Suggested Internet Resources

www.nps.gov/bela/ The National Park Service maintains the Bering Land Bridge National Preserve site where students may learn about the park’s historical and cultural significance at its “Virtual Visitor Center.”

www.secretsoftheice.org/icecore/ The Boston Museum of Science provides students and teachers with a number of resources and activities related to ice core research that can help us understand more about the history of the earth’s climate.

 

THREE WORLDS MEET (Origins—1620)

This video assignment is from the Schlessinger Video series available in the Bak MSOA Media Center. It is volume III from the box set US History Origins to WWII. This video is shown to the class with numerous interruptions! The video is paused to ask the Discussion Questions posed below in context. This is a form of imbedded assessment. A written study guide is also distributed in class. Numerous SSS benchmarks and frameworks are addressed in this lesson. Appropriate supplemental materials (maps, internet resources, primary sources, etc...) are used at the appropriate Teachable Moment juncture.

Before Viewing
Give students an introduction to the topic by relaying aspects of the program summary to them. Select pre-viewing discussion questions and vocabulary to provide a focus for students when they view the program. Note the contradictory evidence cited in the video compared to the textbook.

Pre-viewing Discussion
• Ask students to define the word “explorer.” Ask students to describe some characteristics of explorers and to name some famous explorers from history. Why do students think explorers came to the New World? Have students compare and contrast the prehistoric explorers with those cited in the video and textbook.

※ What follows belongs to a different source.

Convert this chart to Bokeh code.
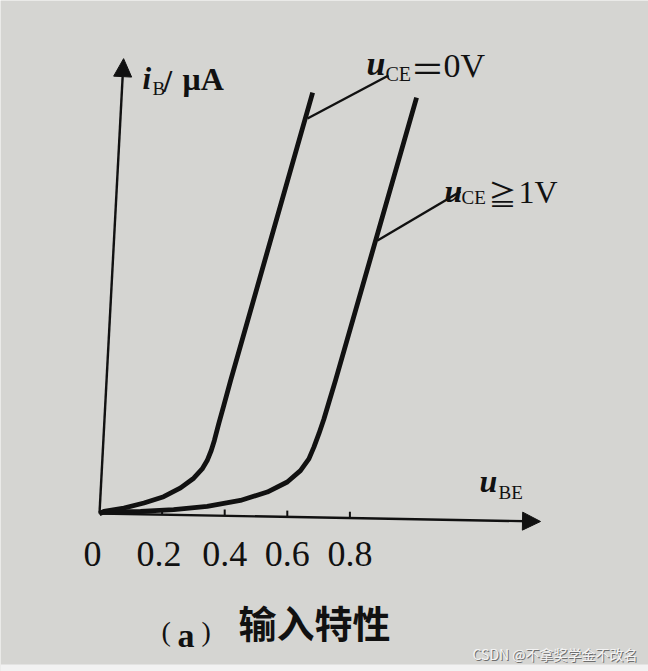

• Ask students to share what they know about different groups of Native Americans in North America at the time of the voyages of Columbus. How did they come to the New World? How did they live? How were they affected by the arrival of Europeans?

Explain to students how History is constantly changing. As new evidence is discovered old theories are abandoned and new ones develop. Most appropriate for this discussion is how the old Beringia theory for the populating of the Americas has been replaced with the multiple avenues theory of populating the Americas. Use the graphics and examples set forth in the eBook First Americans.

Lead the students in a discussion of how and where people settled (next to rivers and oceans) when they first arrived in the Americas and where those locations are today (under water--remember that much of the water currently in the oceans was locked up as ice!)

Program Summary
America is a country of great contrasts in people, languages, cultures and landforms. Between 20,000--35,000 years ago, Native Americans — the first inhabitants of the Americas — crossed at numerous points from Asia, the Pacific Islands, Europe, and possibly Africa into the New World. The old theory, of a single entry point focused on the Bering land bridge from Asia (see page 6 of America's Past and Promise and compare that with the eBook First Americans) has been discredited--or at the very least, included as a part of the new model for the populating of the Americas. These early American societies changed dramatically after the first wave of European explorers arrived in the 15th century.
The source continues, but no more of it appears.